## Exercise objective:
Repeat, exactly and only, the lines from the beginning of the data through the line with "(0,0) rectangle (821,906);". Pictures are left out.

─── Material provided

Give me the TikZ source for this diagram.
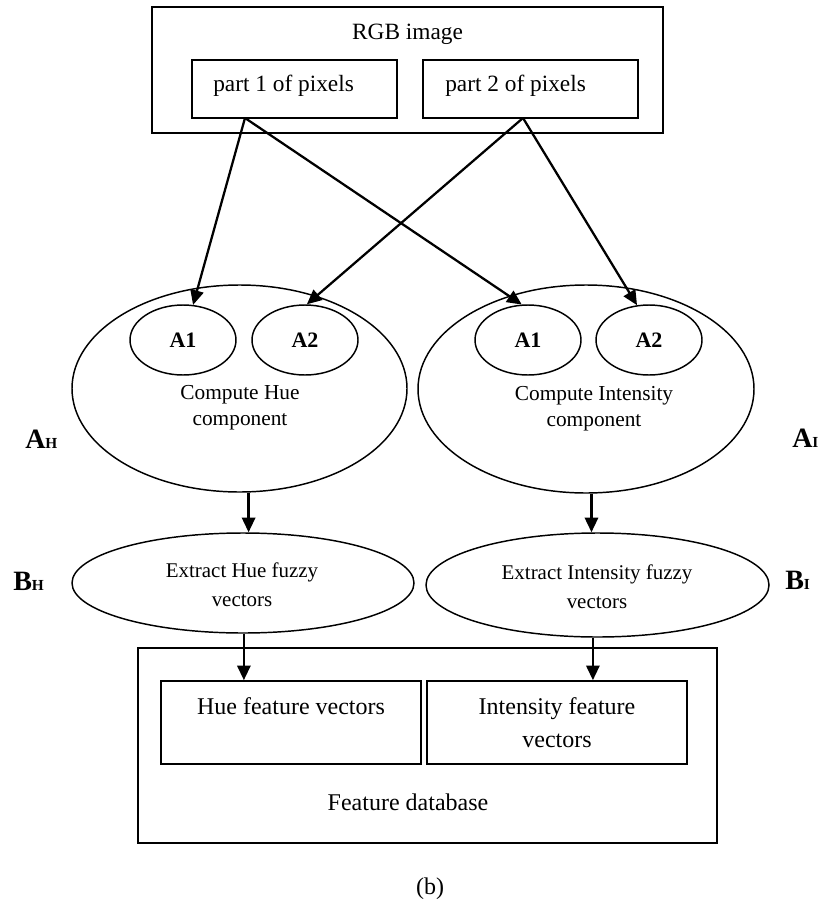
\documentclass[tikz,border=0pt]{standalone}
\usepackage{fontspec}
\setmainfont{Liberation Serif}
\usetikzlibrary{arrows.meta,fit,shapes.geometric}
\newcommand{\pxlen}{0.75pt}
\begin{document}
\begin{tikzpicture}[x=0.75pt,y=-0.75pt,
  boxframe/.style={draw, line width=1.25pt, inner sep=0pt},
  ovalshape/.style={draw, ellipse, line width=1.1pt, inner sep=0pt},
  arr/.style={line width=1.7pt, -{Triangle[length=11pt,width=10pt]}},
  boxtext/.style={font=\fontsize{17.5}{21}\selectfont, inner sep=0pt},
  ovaltext/.style={font=\fontsize{16}{19.5}\selectfont, align=center, inner sep=0pt},
  fuzzytext/.style={font=\fontsize{15.7}{21.75}\selectfont, align=center, inner sep=0pt},
  feattext/.style={font=\fontsize{18}{24.75}\selectfont, align=center, inner sep=0pt},
  smalltag/.style={font=\fontsize{16.5}{20}\selectfont\bfseries},
  sidelabel/.style={font=\fontsize{21}{24}\selectfont\bfseries, inner sep=0pt, anchor=base west}
]
\useasboundingbox (0,0) rectangle (821,906);

% RGB image with its two pixel groups
\node[boxframe, fit={(152,7) (663,133)}] (rgb) {};
\node[boxtext, anchor=base] (rgbtxt) at (407.5,40) {RGB image};
\node[boxframe, fit={(192,60) (397,118)}] (p1) {};
\node[boxframe, fit={(423,60) (638,118)}] (p2) {};
\node[boxtext, anchor=base west] (p1txt) at (213,92) {part 1 of pixels};
\node[boxtext, anchor=base west] (p2txt) at (445,92) {part 2 of pixels};
\coordinate (p1out) at (245,118);
\coordinate (p2out) at (523,118);

% Hue and intensity components
\node[ovalshape, minimum width=335*\pxlen, minimum height=207*\pxlen] (hue) at (239.5,388.5) {};
\node[ovalshape, minimum width=336*\pxlen, minimum height=208*\pxlen] (int) at (586,389) {};
\node[ovalshape, smalltag, minimum width=106*\pxlen, minimum height=70*\pxlen] (ha1) at (183,340) {A1};
\node[ovalshape, smalltag, minimum width=106*\pxlen, minimum height=70*\pxlen] (ha2) at (305,340) {A2};
\node[ovalshape, smalltag, minimum width=106*\pxlen, minimum height=70*\pxlen] (ia1) at (528,340) {A1};
\node[ovalshape, smalltag, minimum width=106*\pxlen, minimum height=70*\pxlen] (ia2) at (649,340) {A2};
\node[ovaltext] (huetxt) at (240,408) {Compute Hue\\component};
\node[ovaltext] (inttxt) at (594,409) {Compute Intensity\\component};

% Fuzzy vector extraction
\node[ovalshape, minimum width=342*\pxlen, minimum height=100*\pxlen] (hueb) at (243,583) {};
\node[ovalshape, minimum width=343*\pxlen, minimum height=104*\pxlen] (intb) at (597.5,585) {};
\node[fuzzytext] (huebtxt) at (242,585) {Extract Hue fuzzy\\vectors};
\node[fuzzytext] (intbtxt) at (597,587) {Extract Intensity fuzzy\\vectors};

% Feature database
\node[boxframe, fit={(138,648) (717,843)}] (db) {};
\node[boxframe, fit={(161,681) (421,764)}] (hbox) {};
\node[boxframe, fit={(427,681) (687,764)}] (ibox) {};
\node[feattext, anchor=base] (hboxtxt) at (291,714) {Hue feature vectors};
\node[feattext] (iboxtxt) at (557,722.5) {Intensity feature\\vectors};
\node[feattext, anchor=base] (dbtxt) at (408,810) {Feature database};
\node[feattext, anchor=base] (caption) at (430,894) {(b)};

% Side labels
\node[sidelabel] (ah) at (25,448) {A{\fontsize{11.5}{12}\selectfont H}};
\node[sidelabel] (ai) at (792,447) {A{\fontsize{11.5}{12}\selectfont I}};
\node[sidelabel] (bh) at (13,590) {B{\fontsize{11.5}{12}\selectfont H}};
\node[sidelabel] (bi) at (785,589) {B{\fontsize{11.5}{12}\selectfont I}};

% Connectors
\draw[arr] (p1out) -- (ha1.74);
\draw[arr] (p1out) -- (ia1.100);
\draw[arr] (p2out) -- (ha2.87);
\draw[arr] (p2out) -- (ia2.109);
\draw[arr] (hue.-85) -- (hue.-85 |- hueb.north);
\draw[arr] (int.-87) -- (int.-87 |- intb.north);
\draw[arr] (hueb.-89) -- (hueb.-89 |- hbox.north);
\draw[arr] (intb.-95) -- (intb.-95 |- ibox.north);
\end{tikzpicture}
\end{document}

──────

## Result:
Give me the TikZ source for this diagram.
\documentclass[tikz,border=0pt]{standalone}
\usepackage{fontspec}
\setmainfont{Liberation Serif}
\usetikzlibrary{arrows.meta,fit,shapes.geometric}
\newcommand{\pxlen}{0.75pt}
\begin{document}
\begin{tikzpicture}[x=0.75pt,y=-0.75pt,
  boxframe/.style={draw, line width=1.25pt, inner sep=0pt},
  ovalshape/.style={draw, ellipse, line width=1.1pt, inner sep=0pt},
  arr/.style={line width=1.7pt, -{Triangle[length=11pt,width=10pt]}},
  boxtext/.style={font=\fontsize{17.5}{21}\selectfont, inner sep=0pt},
  ovaltext/.style={font=\fontsize{16}{19.5}\selectfont, align=center, inner sep=0pt},
  fuzzytext/.style={font=\fontsize{15.7}{21.75}\selectfont, align=center, inner sep=0pt},
  feattext/.style={font=\fontsize{18}{24.75}\selectfont, align=center, inner sep=0pt},
  smalltag/.style={font=\fontsize{16.5}{20}\selectfont\bfseries},
  sidelabel/.style={font=\fontsize{21}{24}\selectfont\bfseries, inner sep=0pt, anchor=base west}
]
\useasboundingbox (0,0) rectangle (821,906);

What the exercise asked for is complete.